===== Excerpted data =====

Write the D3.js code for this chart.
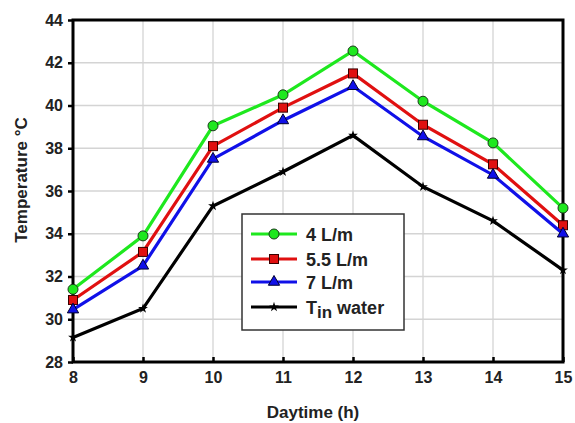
<!DOCTYPE html>
<html>
<head>
<meta charset="utf-8">
<script src="https://cdn.jsdelivr.net/npm/d3@7"></script>
<style>
  body { margin: 0; background: #fff; }
  text { font-family: "Liberation Sans", Arial, sans-serif; font-weight: bold; fill: #222; }
</style>
</head>
<body>
<div id="chart"></div>
<script>
// data
var hours = [8, 9, 10, 11, 12, 13, 14, 15];
var flow4 = [31.4, 33.9, 39.05, 40.5, 42.55, 40.2, 38.25, 35.2];
var flow55 = [30.9, 33.15, 38.1, 39.9, 41.5, 39.1, 37.25, 34.4];
var flow7 = [30.45, 32.5, 37.5, 39.3, 40.9, 38.55, 36.75, 34.0];
var tinWater = [29.15, 30.5, 35.3, 36.9, 38.6, 36.2, 34.6, 32.3];
var yTicks = [28, 30, 32, 34, 36, 38, 40, 42, 44];

var series = [
  { name: "4 L/m", values: flow4, color: "#1ee81e", marker: "circle" },
  { name: "5.5 L/m", values: flow55, color: "#e01010", marker: "square" },
  { name: "7 L/m", values: flow7, color: "#1010e8", marker: "triangle" },
  { name: "T", sub: "in", tail: " water", values: tinWater, color: "#000", marker: "star" }
];

var W = 575, H = 423;
var margin = { top: 20, right: 12, bottom: 61, left: 73 };
var width = W - margin.left - margin.right;
var height = H - margin.top - margin.bottom;

var svg = d3.select("#chart").append("svg")
  .attr("width", W).attr("height", H);
var g = svg.append("g")
  .attr("transform", "translate(" + margin.left + "," + margin.top + ")");

var x = d3.scaleLinear().domain([8, 15]).range([0, width]);
var y = d3.scaleLinear().domain([28, 44]).range([height, 0]);

// grid
g.append("g").selectAll("line").data(hours).join("line")
  .attr("x1", d => x(d)).attr("x2", d => x(d))
  .attr("y1", 0).attr("y2", height)
  .style("stroke", "#d4d4d4").style("stroke-width", 1.3);
g.append("g").selectAll("line").data(yTicks).join("line")
  .attr("x1", 0).attr("x2", width)
  .attr("y1", d => y(d)).attr("y2", d => y(d))
  .style("stroke", "#d4d4d4").style("stroke-width", 1.3);

// axes
var yAxis = g.append("g")
  .call(d3.axisLeft(y).tickValues(yTicks).tickFormat(d3.format("d")).tickSize(5).tickPadding(5));
var xAxis = g.append("g")
  .attr("transform", "translate(0," + height + ")")
  .call(d3.axisBottom(x).tickValues(hours).tickFormat(d3.format("d")).tickSize(-5).tickPadding(10));
[yAxis, xAxis].forEach(a => {
  a.select(".domain").remove();
  a.selectAll("line").style("stroke", "#000").style("stroke-width", 2.5);
  a.selectAll("text").style("font-size", "16px")
    .style("font-family", "'Liberation Sans', Arial, sans-serif")
    .style("font-weight", "bold").style("fill", "#222");
});

// frame
g.append("rect")
  .attr("width", width).attr("height", height)
  .style("fill", "none").style("stroke", "#000").style("stroke-width", 3);

var line = d3.line()
  .x((d, i) => x(hours[i]))
  .y(d => y(d));

function drawMarker(sel, s) {
  if (s.marker == "circle") {
    sel.append("circle").attr("r", 5)
      .style("fill", s.color).style("stroke", "#1a3a1a").style("stroke-width", 1);
  } else if (s.marker == "square") {
    sel.append("rect").attr("x", -4.5).attr("y", -4.5).attr("width", 9).attr("height", 9)
      .style("fill", s.color).style("stroke", "#3a0000").style("stroke-width", 1);
  } else if (s.marker == "triangle") {
    sel.append("path").attr("d", d3.symbol(d3.symbolTriangle, 55)())
      .style("fill", s.color).style("stroke", "#000030").style("stroke-width", 1);
  } else {
    sel.append("path").attr("d", d3.symbol(d3.symbolStar, 30)())
      .style("fill", s.color);
  }
}

series.forEach(s => {
  g.append("path")
    .datum(s.values)
    .attr("d", line)
    .style("fill", "none")
    .style("stroke", s.color)
    .style("stroke-width", 3.2);
  g.append("g").selectAll("g").data(s.values).join("g")
    .attr("transform", (d, i) => "translate(" + x(hours[i]) + "," + y(d) + ")")
    .each(function () { drawMarker(d3.select(this), s); });
});

// legend
var lg = svg.append("g").attr("transform", "translate(242,214)");
lg.append("rect").attr("width", 162).attr("height", 116)
  .style("fill", "#fff").style("stroke", "#333").style("stroke-width", 1.5);
var rowY = [20, 45, 68, 93];
series.forEach((s, i) => {
  var r = lg.append("g").attr("transform", "translate(0," + rowY[i] + ")");
  r.append("line").attr("x1", 9).attr("x2", 55)
    .style("stroke", s.color).style("stroke-width", 3.2);
  var m = r.append("g").attr("transform", "translate(32,0)");
  drawMarker(m, s);
  var t = r.append("text").attr("x", 64).attr("y", 6.5).style("font-size", "18px");
  if (s.sub) {
    t.append("tspan").text(s.name);
    t.append("tspan").attr("dy", 4).style("font-size", "17px").text(s.sub);
    t.append("tspan").attr("dy", -4).text(s.tail);
  } else {
    t.text(s.name);
  }
});

// titles
svg.append("text")
  .attr("x", 313).attr("y", 418)
  .attr("text-anchor", "middle").style("font-size", "17px")
  .text("Daytime (h)");
svg.append("text")
  .attr("transform", "translate(27,180) rotate(-90)")
  .attr("text-anchor", "middle").style("font-size", "17px")
  .text("Temperature °C");
</script>
</body>
</html>
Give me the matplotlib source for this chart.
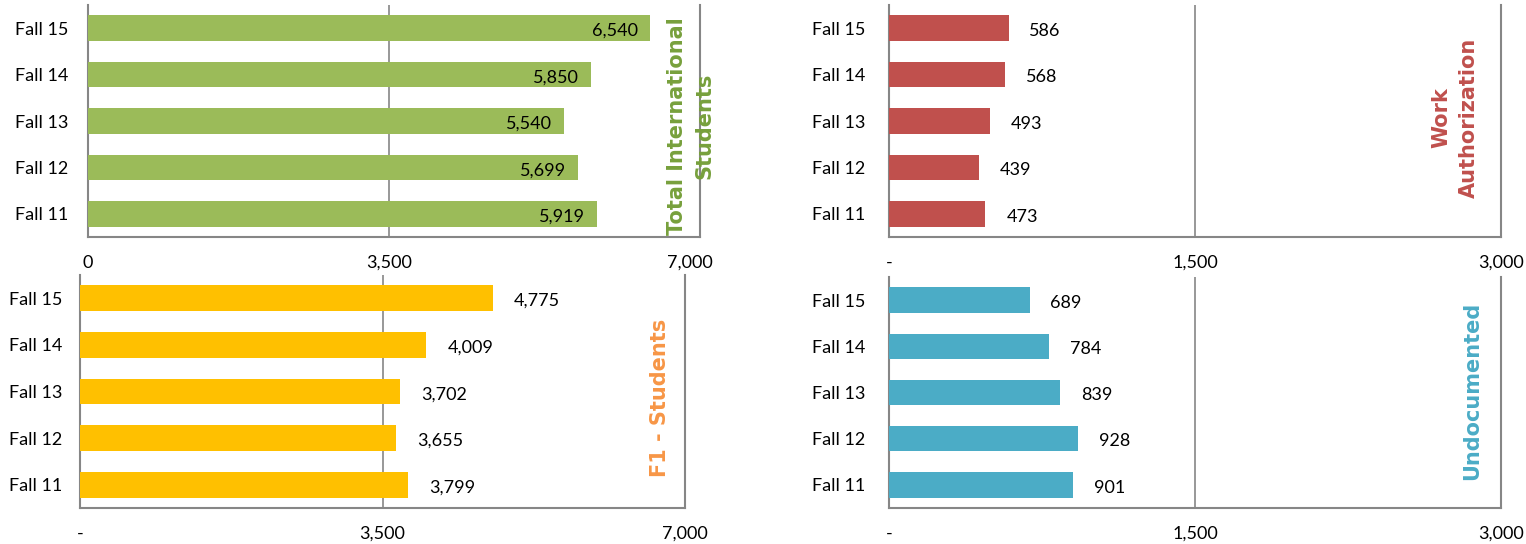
import matplotlib.pyplot as plt

# data
categorias = ["Fall 11", "Fall 12", "Fall 13", "Fall 14", "Fall 15"]
total_intl = [5919, 5699, 5540, 5850, 6540]
work_auth = [473, 439, 493, 568, 586]
f1_students = [3799, 3655, 3702, 4009, 4775]
undocumented = [901, 928, 839, 784, 689]

plt.rcParams['font.family'] = ['Lato', 'DejaVu Sans']

fig = plt.figure(figsize=(15.26, 5.44), dpi=100)
W, H = 1526, 544


def ejes(x0, x1, y0, y1):
    return fig.add_axes([x0 / W, 1 - y1 / H, (x1 - x0) / W, (y1 - y0) / H])


paneles = [
    # valores, color barra, titulo, color titulo, caja, xlim, ticks, etiquetas, dentro, pad_y, pos titulo
    (total_intl, '#9BBB59', 'Total International\nStudents', '#77A03C',
     (88, 700, 5, 237), 7000 * 612 / 602, [0, 3500, 7000], ['0', '3,500', '7,000'], True, 14, (691, 126)),
    (work_auth, '#C0504D', 'Work\nAuthorization', '#C0504D',
     (889, 1501, 5, 237), 3000, [0, 1500, 3000], ['-', '1,500', '3,000'], False, 17, (1455, 118)),
    (f1_students, '#FFC000', 'F1 - Students', '#F79646',
     (80, 685, 275, 508), 7000, [0, 3500, 7000], ['-', '3,500', '7,000'], False, 13, (660, 398)),
    (undocumented, '#4BACC6', 'Undocumented', '#4BACC6',
     (889, 1501, 277, 508), 3000, [0, 1500, 3000], ['-', '1,500', '3,000'], False, 17, (1472, 391)),
]

for vals, col, titulo, col_t, caja, xmax, ticks, etiq, dentro, pady, pos_t in paneles:
    ax = ejes(*caja)
    y = list(range(len(categorias)))
    ax.barh(y, vals, height=0.55, color=col, zorder=3)
    ax.set_xlim(0, xmax)
    ax.set_ylim(-0.5, 4.5)
    ax.set_yticks(y)
    ax.set_yticklabels(categorias, fontsize=13)
    ax.set_xticks(ticks)
    ax.set_xticklabels(etiq, fontsize=13)
    ax.tick_params(axis='x', length=0, pad=13)
    ax.tick_params(axis='y', length=0, pad=pady)
    ax.grid(False)
    ax.axvline(ticks[1], color='#868686', lw=1.2, zorder=1)
    for s in ['left', 'bottom', 'right']:
        ax.spines[s].set_color('#868686')
        ax.spines[s].set_linewidth(1.5)
    ax.spines['top'].set_visible(False)

    for yi, v in zip(y, vals):
        txt = f"{v:,}"
        if dentro:
            ax.annotate(txt, (v, yi), xytext=(-9, -2), textcoords='offset points',
                        ha='right', va='center', fontsize=13, zorder=4)
        else:
            ax.annotate(txt, (v, yi), xytext=(15, -2), textcoords='offset points',
                        ha='left', va='center', fontsize=13, zorder=4)

    fig.text(pos_t[0] / W, 1 - pos_t[1] / H, titulo, rotation=90, ha='center', va='center',
             multialignment='center', color=col_t, fontsize=15, fontweight='bold',
             family='DejaVu Sans', linespacing=1.45)

plt.savefig("out.png", dpi=100)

=====

Given exercise
Only the lines from the start of the material through the line containing "40, 42, 44];" should be transcribed. Pictures stay out.

Answer to this exercise
Write the D3.js code for this chart.
<!DOCTYPE html>
<html>
<head>
<meta charset="utf-8">
<script src="https://cdn.jsdelivr.net/npm/d3@7"></script>
<style>
  body { margin: 0; background: #fff; }
  text { font-family: "Liberation Sans", Arial, sans-serif; font-weight: bold; fill: #222; }
</style>
</head>
<body>
<div id="chart"></div>
<script>
// data
var hours = [8, 9, 10, 11, 12, 13, 14, 15];
var flow4 = [31.4, 33.9, 39.05, 40.5, 42.55, 40.2, 38.25, 35.2];
var flow55 = [30.9, 33.15, 38.1, 39.9, 41.5, 39.1, 37.25, 34.4];
var flow7 = [30.45, 32.5, 37.5, 39.3, 40.9, 38.55, 36.75, 34.0];
var tinWater = [29.15, 30.5, 35.3, 36.9, 38.6, 36.2, 34.6, 32.3];
var yTicks = [28, 30, 32, 34, 36, 38, 40, 42, 44];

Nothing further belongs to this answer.